How the Day After the Super Bowl is Symbolic for Writers
It’s possible to be a writer and also watch football. I am such a person. As such, I am still annoyed that such an atrocious call was made by Seattle at the end of the game last night to cost them the championship. (Which it almost certainly did.)
Yet this is not a football blog. (No kidding.) So I won’t delve into my complete feelings on the matter. I will, however, use the Super Bowl as a symbol for optimism to the writer.
You see, as soon as the clock ticked down on last night’s game, the NFL season was over. As I do most years when the championship doesn’t involve my own team, I put out over social media last night, “At least the Ravens are in first place again.”
You’ve probably heard sports fans say that for all kinds of sports. In baseball, everybody is in first place as soon as the World Series ends. Take your pick from the other championships in this country, the point is the same; even if your team has no shot whatsoever at winning it all in the following season, you can console yourself a bit by saying that everyone is mathematically on equal ground in the off season. Plus, once the season starts who knows?
What’s this have to do with writing? Just this; every new project you start is a best seller.
Think about it. That very first keystroke or written word or outline of a project represents unlimited potential. You could be in the first stages of that novel that brings you fame, or gets you that residency. Maybe the article you only just started sketching out today will be the one your favorite magazine accepts.
As with sports, writing success on a grand scale is against the odds for most of us. We writers look back on all of the things we’ve written that did not get selected for publication, or did not sell at all. We also look back on the things we abandoned, or the things that we finished, but with which we did nothing further. Those works did not make it to the proverbial championship.
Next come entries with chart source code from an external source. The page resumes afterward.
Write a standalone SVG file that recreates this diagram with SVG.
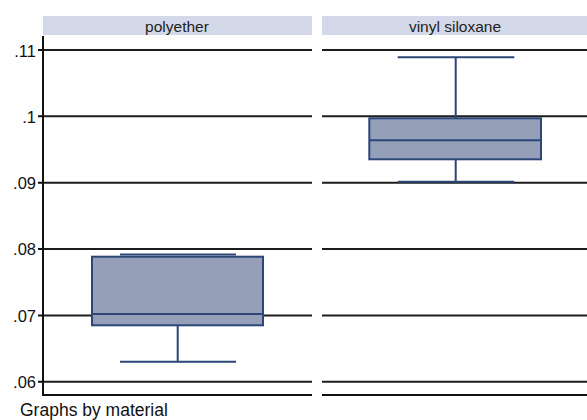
<svg xmlns="http://www.w3.org/2000/svg" width="587" height="420" viewBox="0 0 587 420">
<style>
.grid{stroke:#1c1c1c;stroke-width:2;fill:none}
.axis{stroke:#111;stroke-width:2;fill:none}
.strip{fill:#d3d9e8}
.strip-text{font-family:"Liberation Sans",Arial,sans-serif;font-size:15.5px;fill:#222;text-anchor:middle}
.tick{font-family:"Liberation Sans",Arial,sans-serif;font-size:16.5px;fill:#111;text-anchor:end}
.box{fill:#959fb8;stroke:#2c4678;stroke-width:2}
.wh{stroke:#2c4678;stroke-width:2;fill:none}
.note{font-family:"Liberation Sans",Arial,sans-serif;font-size:17.5px;fill:#111}
</style>
<rect width="587" height="420" fill="#fff"/>
<g id="panel-polyether">
<rect class="strip" x="43" y="16" width="269" height="19"/>
<text class="strip-text" x="177" y="31.5">polyether</text>
<path class="grid" d="M43 50H312M43 116.3H312M43 182.7H312M43 249H312M43 315.4H312M43 381.8H312"/>
</g>
<g id="panel-vinyl">
<rect class="strip" x="322" y="16" width="265" height="19"/>
<text class="strip-text" x="455" y="31.5">vinyl siloxane</text>
<path class="grid" d="M322 50H587M322 116.3H587M322 182.7H587M322 249H587M322 315.4H587M322 381.8H587"/>
</g>
<g id="axes">
<path class="axis" d="M43 36V395H312M322 395H587"/>
<path class="axis" d="M38 50H43M38 116.3H43M38 182.7H43M38 249H43M38 315.4H43M38 381.8H43"/>
<text class="tick" x="36" y="56.5">.11</text>
<text class="tick" x="36" y="122.5">.1</text>
<text class="tick" x="36" y="189">.09</text>
<text class="tick" x="36" y="255">.08</text>
<text class="tick" x="36" y="321.5">.07</text>
<text class="tick" x="36" y="388">.06</text>
</g>
<g id="box-polyether">
<path class="wh" d="M177.7 325.3V361.7M120 361.7H236M120 254.5H236"/>
<rect class="box" x="92" y="256.7" width="171" height="68.6"/>
<path class="wh" d="M92 314H263"/>
</g>
<g id="box-vinyl">
<path class="wh" d="M455.7 57.3V118.3M455.7 159.3V181.7M397.7 57.3H514.3M397.7 181.7H514.3"/>
<rect class="box" x="369.3" y="118.3" width="171.7" height="41"/>
<path class="wh" d="M369.3 140.3H541"/>
</g>
<text class="note" x="20" y="415.5">Graphs by material</text>
</svg>
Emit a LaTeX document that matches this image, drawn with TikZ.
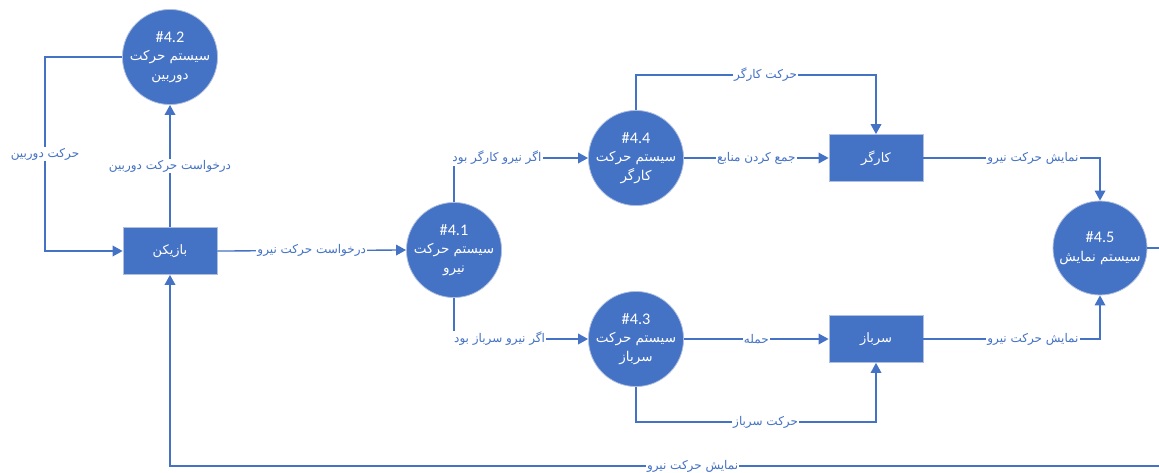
\documentclass[tikz,border=0pt]{standalone}
\usepackage{fontspec}
\setmainfont{Carlito}[Scale=0.9]
\newfontfamily\farsi[Script=Arabic,Scale=0.75]{DejaVu Sans}
\TeXXeTstate=1
\usetikzlibrary{arrows.meta}
\definecolor{dfdBlue}{HTML}{4472C4}
\definecolor{dfdEdge}{HTML}{AFBFDF}
\newcommand{\fatxt}[1]{{\farsi\beginR #1\endR}}

\begin{document}
\begin{tikzpicture}[x=0.75pt, y=-0.75pt,
    every node/.style={font=\small},
    proc/.style={circle, fill=dfdBlue, draw=dfdEdge, line width=0.6pt, minimum size=70.5pt, inner sep=0pt,
      text=white, align=center, font=\fontsize{13.5}{14}\selectfont},
    entity/.style={rectangle, fill=dfdBlue, draw=dfdEdge, line width=0.6pt, minimum width=70.5pt,
      minimum height=35.25pt, text=white, font=\fontsize{13}{15}\selectfont},
    flow/.style={draw=dfdBlue, line width=1pt, -{Triangle[length=7.5pt,width=8pt]}},
    lbl/.style={fill=white, text=dfdBlue, inner sep=1pt, font=\fontsize{12}{14}\selectfont}]
    \useasboundingbox (0,0) rectangle (1159,472);
    % processes
    \node[proc] (c42) at (170,57) {\#4.2\\\fatxt{سیستم حرکت}\\\fatxt{دوربین}};
    \node[proc] (c41) at (454,250) {\#4.1\\\fatxt{سیستم حرکت}\\\fatxt{نیرو}};
    \node[proc] (c44) at (636,158) {\#4.4\\\fatxt{سیستم حرکت}\\\fatxt{کارگر}};
    \node[proc] (c43) at (636,339) {\#4.3\\\fatxt{سیستم حرکت}\\\fatxt{سرباز}};
    \node[proc] (c45) at (1100,248) {\#4.5\\\fatxt{سیستم نمایش}};
    % entities
    \node[entity] (player) at (170,251) {\fatxt{بازیکن}};
    \node[entity] (kargar) at (876,158) {\fatxt{کارگر}};
    \node[entity] (sarbaz) at (876,339) {\fatxt{سرباز}};
    \coordinate (edge) at (1175,466);
    % flows
    \draw[flow] (player.north) -- node[lbl]{\fatxt{درخواست حرکت دوربین}} (c42.south);
    \draw[flow] (c42.west) -- ++(-77,0) |- node[lbl,pos=0.25]{\fatxt{حرکت دوربین}} (player.west);
    \draw[flow] (player.east) -- node[lbl]{\fatxt{درخواست حرکت نیرو}} (c41.west);
    \draw[flow] (c41.north) |- node[lbl,pos=0.66]{\fatxt{اگر نیرو کارگر بود}} (c44.west);
    \draw[flow] (c41.south) |- node[lbl,pos=0.67]{\fatxt{اگر نیرو سرباز بود}} (c43.west);
    \draw[flow] (c44.north) -- ++(0,-35) -| node[lbl,pos=0.27]{\fatxt{حرکت کارگر}} (kargar.north);
    \draw[flow] (c44.east) -- node[lbl]{\fatxt{جمع کردن منابع}} (kargar.west);
    \draw[flow] (c43.east) -- node[lbl]{\fatxt{حمله}} (sarbaz.west);
    \draw[flow] (c43.south) -- ++(0,35) -| node[lbl,pos=0.27]{\fatxt{حرکت سرباز}} (sarbaz.south);
    \draw[flow] (kargar.east) -| node[lbl,pos=0.31]{\fatxt{نمایش حرکت نیرو}} (c45.north);
    \draw[flow] (sarbaz.east) -| node[lbl,pos=0.31]{\fatxt{نمایش حرکت نیرو}} (c45.south);
    \draw[flow] (c45.east) -| (edge) -| node[lbl,pos=0.24]{\fatxt{نمایش حرکت نیرو}} (player.south);
\end{tikzpicture}
\end{document}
But we start again. We begin something new. And while our project is still known only to us, within the frayed pages of our notebook or the unseen memory of our hard drive, that project is a best seller until it proves otherwise.
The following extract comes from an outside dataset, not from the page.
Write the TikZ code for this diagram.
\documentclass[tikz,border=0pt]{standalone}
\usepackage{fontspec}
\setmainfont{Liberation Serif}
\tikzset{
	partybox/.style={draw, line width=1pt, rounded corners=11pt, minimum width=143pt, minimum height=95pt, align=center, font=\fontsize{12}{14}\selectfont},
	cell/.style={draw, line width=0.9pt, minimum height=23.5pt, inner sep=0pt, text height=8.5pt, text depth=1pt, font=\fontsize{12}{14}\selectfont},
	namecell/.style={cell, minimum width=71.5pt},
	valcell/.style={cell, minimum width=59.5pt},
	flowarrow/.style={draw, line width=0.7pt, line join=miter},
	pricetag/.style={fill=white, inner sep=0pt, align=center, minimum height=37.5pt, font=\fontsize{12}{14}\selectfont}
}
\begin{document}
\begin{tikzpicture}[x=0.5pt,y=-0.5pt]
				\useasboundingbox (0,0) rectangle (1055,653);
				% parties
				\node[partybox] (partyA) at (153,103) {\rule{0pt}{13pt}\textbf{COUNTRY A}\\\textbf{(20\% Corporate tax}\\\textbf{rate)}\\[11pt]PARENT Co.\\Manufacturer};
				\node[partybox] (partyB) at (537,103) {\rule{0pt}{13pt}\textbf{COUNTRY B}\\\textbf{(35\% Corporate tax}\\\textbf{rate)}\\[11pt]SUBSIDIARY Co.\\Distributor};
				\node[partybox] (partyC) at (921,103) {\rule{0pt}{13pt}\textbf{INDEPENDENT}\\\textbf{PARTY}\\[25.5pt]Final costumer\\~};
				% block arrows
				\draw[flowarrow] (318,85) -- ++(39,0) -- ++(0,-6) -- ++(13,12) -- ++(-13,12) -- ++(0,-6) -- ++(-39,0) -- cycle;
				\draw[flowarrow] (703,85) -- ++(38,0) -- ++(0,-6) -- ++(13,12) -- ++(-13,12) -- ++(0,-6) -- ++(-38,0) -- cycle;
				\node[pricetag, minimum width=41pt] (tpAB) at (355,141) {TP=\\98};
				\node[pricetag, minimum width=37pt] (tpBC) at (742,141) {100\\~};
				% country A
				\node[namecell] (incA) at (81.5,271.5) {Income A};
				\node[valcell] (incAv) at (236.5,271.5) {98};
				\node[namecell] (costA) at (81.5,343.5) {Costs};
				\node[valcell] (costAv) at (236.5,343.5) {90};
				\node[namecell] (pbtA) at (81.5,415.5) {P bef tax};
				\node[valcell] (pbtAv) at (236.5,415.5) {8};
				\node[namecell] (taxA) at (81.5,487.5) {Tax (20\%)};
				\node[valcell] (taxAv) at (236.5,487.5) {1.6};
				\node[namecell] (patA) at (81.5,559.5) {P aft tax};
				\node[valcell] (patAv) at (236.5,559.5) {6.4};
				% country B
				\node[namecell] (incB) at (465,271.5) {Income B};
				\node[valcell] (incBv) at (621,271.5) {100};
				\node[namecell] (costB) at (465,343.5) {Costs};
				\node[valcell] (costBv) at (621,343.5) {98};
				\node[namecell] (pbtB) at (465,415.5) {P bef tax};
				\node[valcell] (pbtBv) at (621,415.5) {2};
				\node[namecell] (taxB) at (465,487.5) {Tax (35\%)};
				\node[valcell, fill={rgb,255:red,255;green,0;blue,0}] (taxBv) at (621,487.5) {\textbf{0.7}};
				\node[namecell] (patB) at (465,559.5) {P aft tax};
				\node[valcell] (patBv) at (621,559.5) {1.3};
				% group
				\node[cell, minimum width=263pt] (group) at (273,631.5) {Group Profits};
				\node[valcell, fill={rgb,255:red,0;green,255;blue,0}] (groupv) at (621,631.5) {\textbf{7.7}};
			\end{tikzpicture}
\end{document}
I don’t like that my projects haven’t gained the audience I wanted. That still saddens and frustrates me at times, just as I was frustrated last night that one of the teams I dislike most won the big game. Just as I was upset that my own team did not make it to said big game. But that disappointment, though still present, is halved as soon as a new season begins, as it has for football as of last night. And I can temper some of the disappointment of previous writings not taking flight by remembering that as I start a new project, I may be in the first stages of creating a work that eventually leads me and my career to a whole new ball game.